View Single Post
Old 04-14-15 | 01:39 PM
  #4  
genesplitter
Member
 
Joined: Jun 2012
Posts: 29
Likes: 0

Bikes: couple lugged steel bicycles, 1 fixie, 1 aluminum MTB

I have been a night owl from childhood until I turned 46. My natural sleep time is 12:30 - 1 am and my natural wake up time is 9 - 9:30 am. After having kids and waking up early to drive them to school, my work suffered and I spent the entire day in a daze, but oddly I would get a 2nd wind around 11 pm. I always knew that animals go to sleep and wake up in a rhythm, called the circadian rhythm. Exposure to sunlight controls this rhythm. After 35+ years of being a night-owl, I am now a hummingbird (lark=early riser, hummingbird=normal riser, owl=late riser). I also want to mention that as a typical owl, I can sleep 8 hours just fine at 1 am and wake up feeling refreshed at 9-9:30 am. Practicing good sleep hygiene to try to go to bed before my "natural" bedtime never worked and actually made me frustrated.

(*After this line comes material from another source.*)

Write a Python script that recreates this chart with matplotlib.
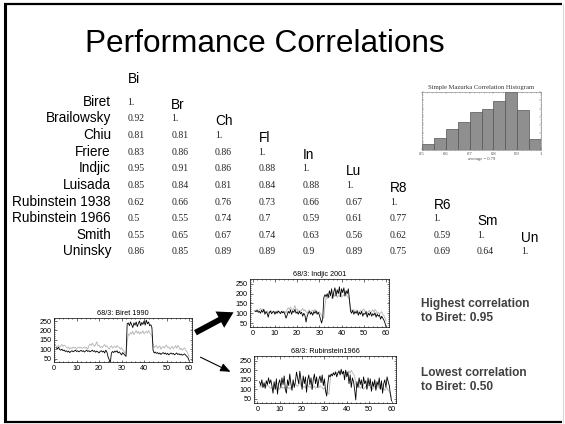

I finally shifted my rhythm to 11 pm - 7 am by reading "Reset Your Inner Clock" by Dr. Michael Terman. He and his team have been researching circadian rhythms for several decades. He has a website where he has a self assesment to measure how owl-ish you are: - Center for Environmental Therapeutics

Dr. Terman's book goes into case studies of extreme owls, going to bed at 7 am and waking at 3 pm. That's extreme! I'd like to point out that some people have poor sleep due to restless legs, sleep apnea, and other causes. Resetting your rhythm only works if you naturally have good sleep, but just shifted out of alignment with your job. If your job is being a jazz musician or bartender, then you will have a big problem if you are an early bird. The book also goes into resetting your clock so you go to sleep and wake up later, which is a common problem for older people or a lark-ish actor that must have peak mental alertness during their evening performances, but most people are owls needing to reset earlier.

If you naturally go to sleep from 11 pm - 7 am, then you are a normal hummingbird. 70% of people are hummingbirds. Getting up at 5 am means you want to be a lark. If you gradually shift 15 minutes per day, it will take 8 days to shift 2 hours earlier, which is definitely possible and commonly done.

Eating times, social activities, and alarm clocks are a very weak signal to control circadian rhythms but the main signal is sunlight (or artificial sunlight). Many blind people have non 24 rhythm disorder, where they go to sleep an hour or so later every day. After 24 days they have gone from sleeping at night to sleeping in the day and then back again. They effectively chased the clock around. This is because the internal rhythm is not exactly 24 hours and the weak signal is just not enough. Non 24 rhythm disorder is treated with melatonin, but melatonin is far weaker in resetting rhythm compared with sunlight or artificial sunlight, but still stronger than social activities or eating timing.

Last edited by genesplitter; 04-14-15 at 02:12 PM.